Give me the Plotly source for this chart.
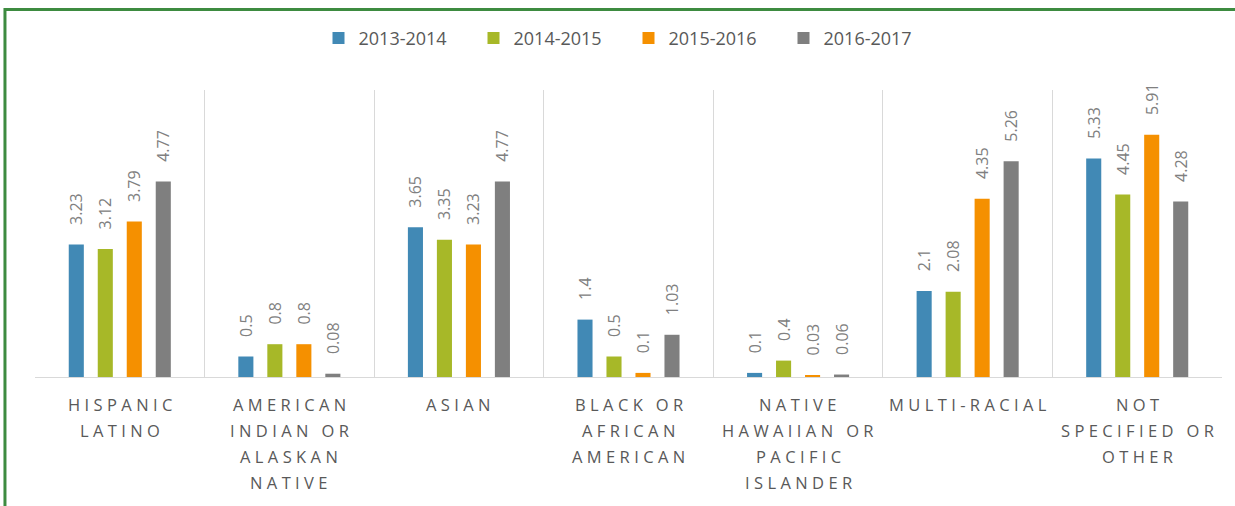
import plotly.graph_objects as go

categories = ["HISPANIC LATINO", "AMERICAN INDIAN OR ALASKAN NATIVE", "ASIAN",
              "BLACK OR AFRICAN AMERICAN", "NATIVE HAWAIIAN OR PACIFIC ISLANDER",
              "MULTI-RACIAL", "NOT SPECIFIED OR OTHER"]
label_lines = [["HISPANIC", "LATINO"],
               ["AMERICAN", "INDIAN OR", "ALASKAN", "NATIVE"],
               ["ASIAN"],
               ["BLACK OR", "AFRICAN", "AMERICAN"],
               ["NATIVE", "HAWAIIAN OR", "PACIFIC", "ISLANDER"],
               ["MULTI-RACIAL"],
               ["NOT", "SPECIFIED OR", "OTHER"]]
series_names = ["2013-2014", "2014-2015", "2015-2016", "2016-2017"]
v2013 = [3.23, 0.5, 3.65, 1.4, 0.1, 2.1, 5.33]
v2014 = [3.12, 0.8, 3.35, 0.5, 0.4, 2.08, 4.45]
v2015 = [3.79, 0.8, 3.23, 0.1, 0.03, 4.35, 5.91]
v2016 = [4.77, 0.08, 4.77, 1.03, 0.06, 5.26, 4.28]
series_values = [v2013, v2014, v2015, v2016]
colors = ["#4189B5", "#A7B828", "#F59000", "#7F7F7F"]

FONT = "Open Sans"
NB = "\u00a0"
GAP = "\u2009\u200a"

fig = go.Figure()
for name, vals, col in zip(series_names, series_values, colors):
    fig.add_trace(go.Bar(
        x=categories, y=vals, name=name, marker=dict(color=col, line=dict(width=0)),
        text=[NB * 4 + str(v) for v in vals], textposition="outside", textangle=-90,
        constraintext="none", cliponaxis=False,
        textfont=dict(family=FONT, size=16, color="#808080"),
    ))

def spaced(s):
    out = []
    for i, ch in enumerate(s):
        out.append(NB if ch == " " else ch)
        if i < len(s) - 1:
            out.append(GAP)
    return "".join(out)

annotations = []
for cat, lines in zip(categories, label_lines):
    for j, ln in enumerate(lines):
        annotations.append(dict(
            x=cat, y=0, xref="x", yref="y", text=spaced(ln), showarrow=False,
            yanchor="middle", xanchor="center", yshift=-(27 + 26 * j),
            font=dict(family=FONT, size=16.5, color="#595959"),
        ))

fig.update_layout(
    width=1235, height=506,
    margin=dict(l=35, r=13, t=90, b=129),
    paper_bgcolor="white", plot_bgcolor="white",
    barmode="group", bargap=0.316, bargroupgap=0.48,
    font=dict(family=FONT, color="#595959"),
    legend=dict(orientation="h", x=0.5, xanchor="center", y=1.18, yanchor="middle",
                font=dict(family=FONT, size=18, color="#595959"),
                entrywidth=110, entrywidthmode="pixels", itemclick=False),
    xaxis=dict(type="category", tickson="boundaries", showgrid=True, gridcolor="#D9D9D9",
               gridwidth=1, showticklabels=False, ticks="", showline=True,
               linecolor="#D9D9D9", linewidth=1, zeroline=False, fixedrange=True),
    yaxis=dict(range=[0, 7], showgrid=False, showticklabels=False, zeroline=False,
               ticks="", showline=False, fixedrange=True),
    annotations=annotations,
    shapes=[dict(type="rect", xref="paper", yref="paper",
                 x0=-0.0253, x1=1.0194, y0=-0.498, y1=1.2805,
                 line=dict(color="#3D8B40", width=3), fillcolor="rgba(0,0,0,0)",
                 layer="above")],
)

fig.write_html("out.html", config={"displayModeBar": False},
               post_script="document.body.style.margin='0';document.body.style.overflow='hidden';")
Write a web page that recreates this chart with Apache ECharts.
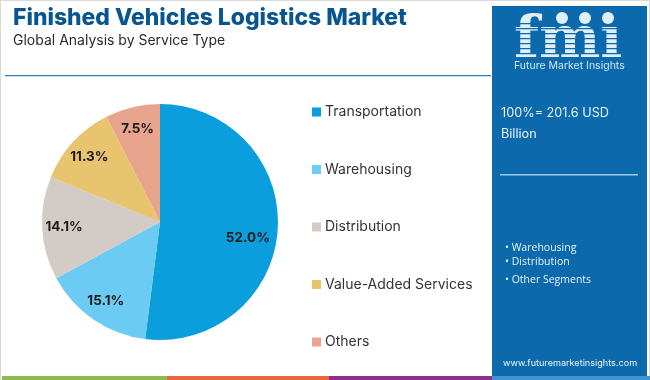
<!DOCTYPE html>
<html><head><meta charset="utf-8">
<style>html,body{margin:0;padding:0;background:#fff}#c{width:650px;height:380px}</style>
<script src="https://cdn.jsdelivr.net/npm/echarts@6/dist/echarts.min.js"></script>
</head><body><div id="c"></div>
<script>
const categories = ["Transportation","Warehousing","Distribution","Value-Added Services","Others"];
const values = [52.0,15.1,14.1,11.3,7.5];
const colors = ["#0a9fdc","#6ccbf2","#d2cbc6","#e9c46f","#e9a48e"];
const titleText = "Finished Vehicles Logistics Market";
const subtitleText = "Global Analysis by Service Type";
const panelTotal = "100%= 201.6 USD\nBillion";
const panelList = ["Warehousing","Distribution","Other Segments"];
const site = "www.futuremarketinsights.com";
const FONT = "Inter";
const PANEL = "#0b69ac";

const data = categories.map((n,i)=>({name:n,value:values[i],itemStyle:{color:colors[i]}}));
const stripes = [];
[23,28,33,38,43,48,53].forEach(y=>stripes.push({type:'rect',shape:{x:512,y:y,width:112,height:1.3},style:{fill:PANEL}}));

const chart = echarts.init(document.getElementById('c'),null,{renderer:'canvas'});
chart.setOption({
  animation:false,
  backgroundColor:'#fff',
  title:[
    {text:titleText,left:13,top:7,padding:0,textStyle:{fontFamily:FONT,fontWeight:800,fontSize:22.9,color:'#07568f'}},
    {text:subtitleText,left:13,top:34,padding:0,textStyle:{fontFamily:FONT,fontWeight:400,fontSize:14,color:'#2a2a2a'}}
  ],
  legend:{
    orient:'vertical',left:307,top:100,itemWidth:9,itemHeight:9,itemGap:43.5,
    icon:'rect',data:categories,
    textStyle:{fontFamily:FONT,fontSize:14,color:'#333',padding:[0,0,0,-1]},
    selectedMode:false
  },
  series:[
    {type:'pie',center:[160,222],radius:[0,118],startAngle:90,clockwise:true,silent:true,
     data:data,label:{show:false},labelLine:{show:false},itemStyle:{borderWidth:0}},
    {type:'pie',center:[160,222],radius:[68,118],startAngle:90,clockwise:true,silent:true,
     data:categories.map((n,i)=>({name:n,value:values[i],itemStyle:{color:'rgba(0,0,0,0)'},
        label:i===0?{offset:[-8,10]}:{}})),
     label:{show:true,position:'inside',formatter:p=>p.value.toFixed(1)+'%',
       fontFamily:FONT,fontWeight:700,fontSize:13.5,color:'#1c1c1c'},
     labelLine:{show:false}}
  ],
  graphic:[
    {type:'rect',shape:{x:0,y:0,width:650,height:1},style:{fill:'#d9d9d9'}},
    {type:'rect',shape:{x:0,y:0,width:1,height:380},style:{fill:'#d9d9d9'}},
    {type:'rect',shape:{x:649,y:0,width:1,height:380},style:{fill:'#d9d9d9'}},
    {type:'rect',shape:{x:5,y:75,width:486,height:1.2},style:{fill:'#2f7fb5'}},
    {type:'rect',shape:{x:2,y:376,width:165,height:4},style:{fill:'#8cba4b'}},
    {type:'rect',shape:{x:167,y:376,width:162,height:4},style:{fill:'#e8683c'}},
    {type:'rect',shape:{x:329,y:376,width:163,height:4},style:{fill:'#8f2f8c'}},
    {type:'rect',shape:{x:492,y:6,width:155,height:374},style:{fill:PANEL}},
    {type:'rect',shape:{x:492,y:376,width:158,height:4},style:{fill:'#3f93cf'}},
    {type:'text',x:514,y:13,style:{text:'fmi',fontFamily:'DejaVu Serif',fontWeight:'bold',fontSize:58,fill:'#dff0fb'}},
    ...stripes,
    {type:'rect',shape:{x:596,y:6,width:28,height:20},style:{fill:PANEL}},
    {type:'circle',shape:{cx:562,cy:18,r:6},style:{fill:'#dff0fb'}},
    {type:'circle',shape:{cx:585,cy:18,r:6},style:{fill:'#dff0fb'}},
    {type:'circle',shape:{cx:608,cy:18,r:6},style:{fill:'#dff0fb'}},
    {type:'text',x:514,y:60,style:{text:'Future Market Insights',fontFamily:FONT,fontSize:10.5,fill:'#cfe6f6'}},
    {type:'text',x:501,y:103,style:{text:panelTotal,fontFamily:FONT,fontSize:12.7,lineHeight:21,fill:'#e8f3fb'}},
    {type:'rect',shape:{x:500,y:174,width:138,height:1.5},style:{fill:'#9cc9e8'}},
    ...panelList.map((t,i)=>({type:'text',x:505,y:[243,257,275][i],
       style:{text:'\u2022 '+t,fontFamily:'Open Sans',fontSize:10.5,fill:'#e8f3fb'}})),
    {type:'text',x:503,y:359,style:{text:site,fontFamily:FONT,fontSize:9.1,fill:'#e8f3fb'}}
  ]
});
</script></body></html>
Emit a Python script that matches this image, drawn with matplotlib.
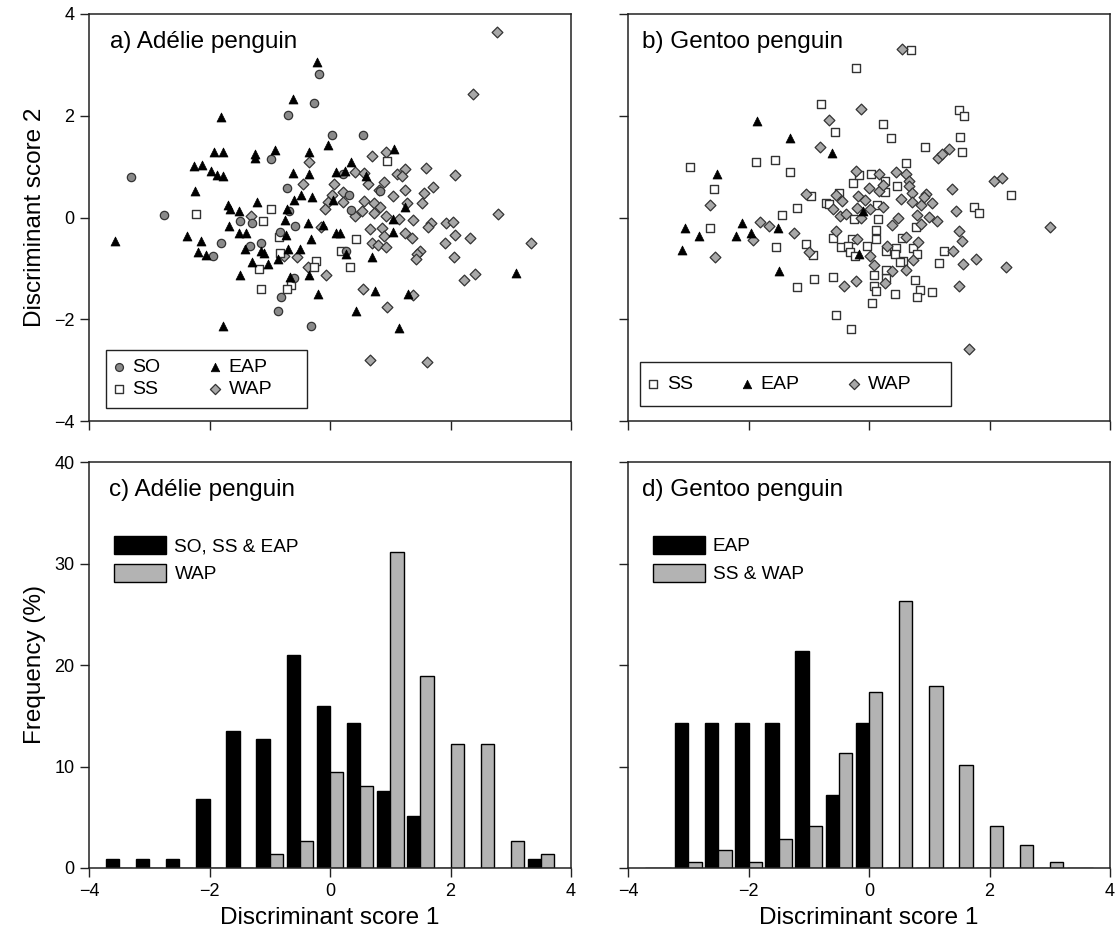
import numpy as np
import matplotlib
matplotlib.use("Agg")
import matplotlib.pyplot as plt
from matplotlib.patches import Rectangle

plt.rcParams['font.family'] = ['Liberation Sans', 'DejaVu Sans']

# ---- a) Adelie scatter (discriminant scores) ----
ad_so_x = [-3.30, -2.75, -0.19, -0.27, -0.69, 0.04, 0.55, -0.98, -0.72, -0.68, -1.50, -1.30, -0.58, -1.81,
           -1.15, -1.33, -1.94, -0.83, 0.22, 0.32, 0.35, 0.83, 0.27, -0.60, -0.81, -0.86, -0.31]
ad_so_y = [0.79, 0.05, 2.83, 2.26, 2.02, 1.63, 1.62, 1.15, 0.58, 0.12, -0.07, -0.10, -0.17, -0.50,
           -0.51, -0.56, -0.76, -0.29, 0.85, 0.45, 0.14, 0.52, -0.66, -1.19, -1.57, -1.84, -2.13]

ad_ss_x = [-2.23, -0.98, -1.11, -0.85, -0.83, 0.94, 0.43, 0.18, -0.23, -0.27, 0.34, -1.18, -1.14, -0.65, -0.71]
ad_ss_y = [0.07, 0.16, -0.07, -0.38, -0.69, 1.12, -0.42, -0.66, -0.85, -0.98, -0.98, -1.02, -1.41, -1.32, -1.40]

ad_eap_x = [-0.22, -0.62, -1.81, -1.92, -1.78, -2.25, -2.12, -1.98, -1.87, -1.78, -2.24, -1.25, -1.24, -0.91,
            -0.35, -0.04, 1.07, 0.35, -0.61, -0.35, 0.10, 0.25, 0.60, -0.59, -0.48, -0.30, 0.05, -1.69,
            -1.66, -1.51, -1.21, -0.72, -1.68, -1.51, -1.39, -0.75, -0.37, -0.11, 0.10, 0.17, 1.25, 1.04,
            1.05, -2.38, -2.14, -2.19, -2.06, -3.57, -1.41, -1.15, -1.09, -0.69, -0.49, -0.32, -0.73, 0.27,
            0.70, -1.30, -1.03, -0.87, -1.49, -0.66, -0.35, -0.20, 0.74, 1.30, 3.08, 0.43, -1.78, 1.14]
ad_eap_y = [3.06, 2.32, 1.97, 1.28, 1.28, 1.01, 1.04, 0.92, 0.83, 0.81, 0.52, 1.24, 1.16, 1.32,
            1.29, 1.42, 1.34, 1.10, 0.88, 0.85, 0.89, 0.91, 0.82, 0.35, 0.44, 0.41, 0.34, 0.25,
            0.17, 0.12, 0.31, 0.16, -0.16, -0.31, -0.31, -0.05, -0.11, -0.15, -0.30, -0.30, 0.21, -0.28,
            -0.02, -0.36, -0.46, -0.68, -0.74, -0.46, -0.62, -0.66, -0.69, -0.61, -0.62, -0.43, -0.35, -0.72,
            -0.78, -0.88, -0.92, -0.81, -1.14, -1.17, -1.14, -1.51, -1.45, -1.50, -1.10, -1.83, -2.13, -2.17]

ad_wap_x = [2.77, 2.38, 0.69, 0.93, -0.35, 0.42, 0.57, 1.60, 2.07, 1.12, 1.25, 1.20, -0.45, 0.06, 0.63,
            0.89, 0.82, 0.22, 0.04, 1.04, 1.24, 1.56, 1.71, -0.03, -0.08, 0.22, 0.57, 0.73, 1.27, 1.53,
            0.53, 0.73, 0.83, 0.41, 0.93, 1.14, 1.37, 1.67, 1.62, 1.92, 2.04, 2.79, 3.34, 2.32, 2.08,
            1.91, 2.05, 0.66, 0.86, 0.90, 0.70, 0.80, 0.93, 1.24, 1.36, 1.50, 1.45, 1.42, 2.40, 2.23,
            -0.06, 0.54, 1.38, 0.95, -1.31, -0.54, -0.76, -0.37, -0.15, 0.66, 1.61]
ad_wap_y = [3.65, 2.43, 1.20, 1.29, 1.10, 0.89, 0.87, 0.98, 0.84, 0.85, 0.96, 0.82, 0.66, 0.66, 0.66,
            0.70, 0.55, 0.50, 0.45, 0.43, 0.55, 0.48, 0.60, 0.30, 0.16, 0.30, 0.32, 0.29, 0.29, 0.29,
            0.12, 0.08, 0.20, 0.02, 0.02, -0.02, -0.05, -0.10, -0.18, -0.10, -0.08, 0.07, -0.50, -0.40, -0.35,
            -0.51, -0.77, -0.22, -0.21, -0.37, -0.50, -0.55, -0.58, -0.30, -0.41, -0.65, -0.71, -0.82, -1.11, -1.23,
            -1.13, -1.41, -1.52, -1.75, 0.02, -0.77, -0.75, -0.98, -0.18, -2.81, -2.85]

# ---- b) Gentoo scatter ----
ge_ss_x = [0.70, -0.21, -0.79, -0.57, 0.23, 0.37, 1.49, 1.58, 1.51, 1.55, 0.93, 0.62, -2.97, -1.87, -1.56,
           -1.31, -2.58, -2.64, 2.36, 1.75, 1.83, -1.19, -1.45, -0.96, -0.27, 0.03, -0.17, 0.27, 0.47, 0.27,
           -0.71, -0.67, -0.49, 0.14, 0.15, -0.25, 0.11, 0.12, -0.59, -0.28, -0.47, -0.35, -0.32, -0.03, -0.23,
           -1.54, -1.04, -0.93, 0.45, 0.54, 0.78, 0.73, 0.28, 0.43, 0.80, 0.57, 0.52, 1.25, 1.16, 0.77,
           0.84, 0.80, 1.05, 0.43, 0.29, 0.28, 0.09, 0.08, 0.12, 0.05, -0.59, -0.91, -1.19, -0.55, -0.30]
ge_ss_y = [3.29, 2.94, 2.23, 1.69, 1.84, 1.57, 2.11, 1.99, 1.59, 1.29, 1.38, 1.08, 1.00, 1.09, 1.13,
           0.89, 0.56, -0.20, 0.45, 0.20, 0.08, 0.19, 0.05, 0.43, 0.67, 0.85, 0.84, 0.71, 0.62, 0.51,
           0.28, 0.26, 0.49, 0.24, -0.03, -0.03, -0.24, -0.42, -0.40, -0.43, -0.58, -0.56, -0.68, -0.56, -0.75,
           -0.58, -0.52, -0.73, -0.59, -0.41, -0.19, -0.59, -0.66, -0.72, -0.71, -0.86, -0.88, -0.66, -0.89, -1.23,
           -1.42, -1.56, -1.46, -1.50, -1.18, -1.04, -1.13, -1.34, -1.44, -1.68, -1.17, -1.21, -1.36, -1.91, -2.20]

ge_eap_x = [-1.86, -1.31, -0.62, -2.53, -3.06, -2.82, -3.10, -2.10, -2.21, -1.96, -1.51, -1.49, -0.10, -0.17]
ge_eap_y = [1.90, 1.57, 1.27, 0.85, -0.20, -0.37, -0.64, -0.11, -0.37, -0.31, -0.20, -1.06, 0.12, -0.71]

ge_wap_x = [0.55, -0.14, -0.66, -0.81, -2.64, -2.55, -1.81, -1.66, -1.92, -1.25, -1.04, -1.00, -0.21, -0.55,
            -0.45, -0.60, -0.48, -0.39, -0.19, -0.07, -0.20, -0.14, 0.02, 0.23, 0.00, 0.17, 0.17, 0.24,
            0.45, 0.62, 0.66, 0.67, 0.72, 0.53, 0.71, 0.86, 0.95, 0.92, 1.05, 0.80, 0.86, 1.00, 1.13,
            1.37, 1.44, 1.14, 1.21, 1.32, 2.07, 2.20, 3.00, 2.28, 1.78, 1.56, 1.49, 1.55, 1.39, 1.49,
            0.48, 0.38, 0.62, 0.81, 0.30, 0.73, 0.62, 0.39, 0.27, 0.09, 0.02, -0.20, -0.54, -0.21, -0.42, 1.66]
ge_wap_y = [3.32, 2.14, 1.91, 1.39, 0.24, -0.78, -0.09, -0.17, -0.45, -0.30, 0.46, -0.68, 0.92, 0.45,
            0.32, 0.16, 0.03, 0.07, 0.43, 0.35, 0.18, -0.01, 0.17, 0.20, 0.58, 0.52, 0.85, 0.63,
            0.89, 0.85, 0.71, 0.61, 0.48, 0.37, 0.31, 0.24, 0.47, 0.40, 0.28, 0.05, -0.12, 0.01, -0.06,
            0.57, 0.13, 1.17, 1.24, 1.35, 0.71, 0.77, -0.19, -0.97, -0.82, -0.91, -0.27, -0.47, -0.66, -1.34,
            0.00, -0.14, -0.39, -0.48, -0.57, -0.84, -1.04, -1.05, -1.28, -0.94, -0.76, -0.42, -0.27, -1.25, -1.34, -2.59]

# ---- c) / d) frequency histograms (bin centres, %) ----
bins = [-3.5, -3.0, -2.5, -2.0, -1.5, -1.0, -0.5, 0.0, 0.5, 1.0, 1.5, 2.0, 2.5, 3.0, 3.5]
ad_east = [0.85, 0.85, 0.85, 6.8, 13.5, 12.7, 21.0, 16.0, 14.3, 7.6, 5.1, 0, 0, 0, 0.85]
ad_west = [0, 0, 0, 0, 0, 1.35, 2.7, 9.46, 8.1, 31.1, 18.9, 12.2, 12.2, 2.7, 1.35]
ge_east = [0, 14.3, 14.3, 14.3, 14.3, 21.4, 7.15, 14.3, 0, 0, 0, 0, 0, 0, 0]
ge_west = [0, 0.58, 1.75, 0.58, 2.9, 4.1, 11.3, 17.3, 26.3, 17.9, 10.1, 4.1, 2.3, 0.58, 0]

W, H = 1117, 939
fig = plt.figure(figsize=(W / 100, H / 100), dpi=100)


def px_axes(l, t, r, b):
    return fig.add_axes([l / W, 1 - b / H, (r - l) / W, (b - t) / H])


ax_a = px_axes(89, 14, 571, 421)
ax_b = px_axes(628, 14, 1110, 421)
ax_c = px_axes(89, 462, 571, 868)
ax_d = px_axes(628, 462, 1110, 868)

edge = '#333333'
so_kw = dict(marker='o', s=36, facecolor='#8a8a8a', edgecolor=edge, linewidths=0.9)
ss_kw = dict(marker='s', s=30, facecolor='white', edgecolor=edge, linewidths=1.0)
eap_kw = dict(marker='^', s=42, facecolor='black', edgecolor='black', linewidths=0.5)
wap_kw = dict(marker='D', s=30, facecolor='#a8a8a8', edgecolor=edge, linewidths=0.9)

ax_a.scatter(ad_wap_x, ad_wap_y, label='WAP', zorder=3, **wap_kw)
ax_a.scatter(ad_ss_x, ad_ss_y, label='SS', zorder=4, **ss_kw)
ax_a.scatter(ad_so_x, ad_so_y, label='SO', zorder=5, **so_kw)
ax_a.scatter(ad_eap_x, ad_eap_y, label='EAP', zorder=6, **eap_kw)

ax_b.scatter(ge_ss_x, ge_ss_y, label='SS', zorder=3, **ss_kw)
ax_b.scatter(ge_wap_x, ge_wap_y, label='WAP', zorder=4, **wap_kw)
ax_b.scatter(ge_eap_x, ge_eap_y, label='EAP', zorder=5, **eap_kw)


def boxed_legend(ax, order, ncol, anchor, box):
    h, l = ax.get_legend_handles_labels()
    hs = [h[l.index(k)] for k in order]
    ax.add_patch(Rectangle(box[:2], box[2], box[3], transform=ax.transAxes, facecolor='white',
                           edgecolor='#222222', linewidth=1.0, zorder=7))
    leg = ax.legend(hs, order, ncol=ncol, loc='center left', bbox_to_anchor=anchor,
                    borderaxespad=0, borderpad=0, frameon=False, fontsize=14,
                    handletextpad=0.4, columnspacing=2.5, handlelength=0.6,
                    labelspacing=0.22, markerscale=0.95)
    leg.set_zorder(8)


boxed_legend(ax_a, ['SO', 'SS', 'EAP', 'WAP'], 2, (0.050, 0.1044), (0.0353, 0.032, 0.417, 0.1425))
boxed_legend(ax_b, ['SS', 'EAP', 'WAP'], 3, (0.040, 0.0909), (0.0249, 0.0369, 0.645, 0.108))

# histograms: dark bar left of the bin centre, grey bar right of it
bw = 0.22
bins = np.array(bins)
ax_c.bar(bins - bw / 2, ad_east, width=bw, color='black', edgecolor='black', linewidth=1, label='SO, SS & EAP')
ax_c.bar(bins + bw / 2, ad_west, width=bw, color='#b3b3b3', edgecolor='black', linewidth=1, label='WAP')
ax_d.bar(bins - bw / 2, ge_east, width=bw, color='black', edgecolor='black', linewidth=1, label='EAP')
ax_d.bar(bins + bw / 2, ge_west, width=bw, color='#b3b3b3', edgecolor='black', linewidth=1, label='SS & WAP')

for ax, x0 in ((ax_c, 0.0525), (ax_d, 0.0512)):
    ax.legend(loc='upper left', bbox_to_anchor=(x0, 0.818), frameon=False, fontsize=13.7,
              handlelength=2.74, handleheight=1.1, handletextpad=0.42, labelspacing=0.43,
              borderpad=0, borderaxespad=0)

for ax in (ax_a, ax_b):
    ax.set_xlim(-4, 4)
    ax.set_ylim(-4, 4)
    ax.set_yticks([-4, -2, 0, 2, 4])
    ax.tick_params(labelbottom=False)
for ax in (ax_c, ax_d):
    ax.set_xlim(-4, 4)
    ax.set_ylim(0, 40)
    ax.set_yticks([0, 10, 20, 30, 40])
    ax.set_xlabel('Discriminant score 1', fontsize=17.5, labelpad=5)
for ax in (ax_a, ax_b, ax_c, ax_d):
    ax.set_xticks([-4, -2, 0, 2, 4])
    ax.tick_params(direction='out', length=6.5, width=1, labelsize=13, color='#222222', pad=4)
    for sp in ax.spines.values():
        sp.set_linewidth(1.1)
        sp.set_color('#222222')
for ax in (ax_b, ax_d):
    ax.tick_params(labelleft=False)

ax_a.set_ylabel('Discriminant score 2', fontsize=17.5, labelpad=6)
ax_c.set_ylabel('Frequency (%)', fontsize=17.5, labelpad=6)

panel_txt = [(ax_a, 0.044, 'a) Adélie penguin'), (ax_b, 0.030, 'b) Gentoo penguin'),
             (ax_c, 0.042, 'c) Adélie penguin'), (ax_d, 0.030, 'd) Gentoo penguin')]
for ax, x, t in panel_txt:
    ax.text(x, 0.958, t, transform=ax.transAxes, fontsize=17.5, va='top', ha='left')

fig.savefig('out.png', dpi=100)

• WHAT THIS TASK INVOLVES
Please give again the entries word for word, starting at the first line and ending with the line that contains "import plotly.graph_objects as go"; include both of those lines but none of the pictures.

• COMPLETE ANSWER
Give me the Plotly source for this chart.
import plotly.graph_objects as go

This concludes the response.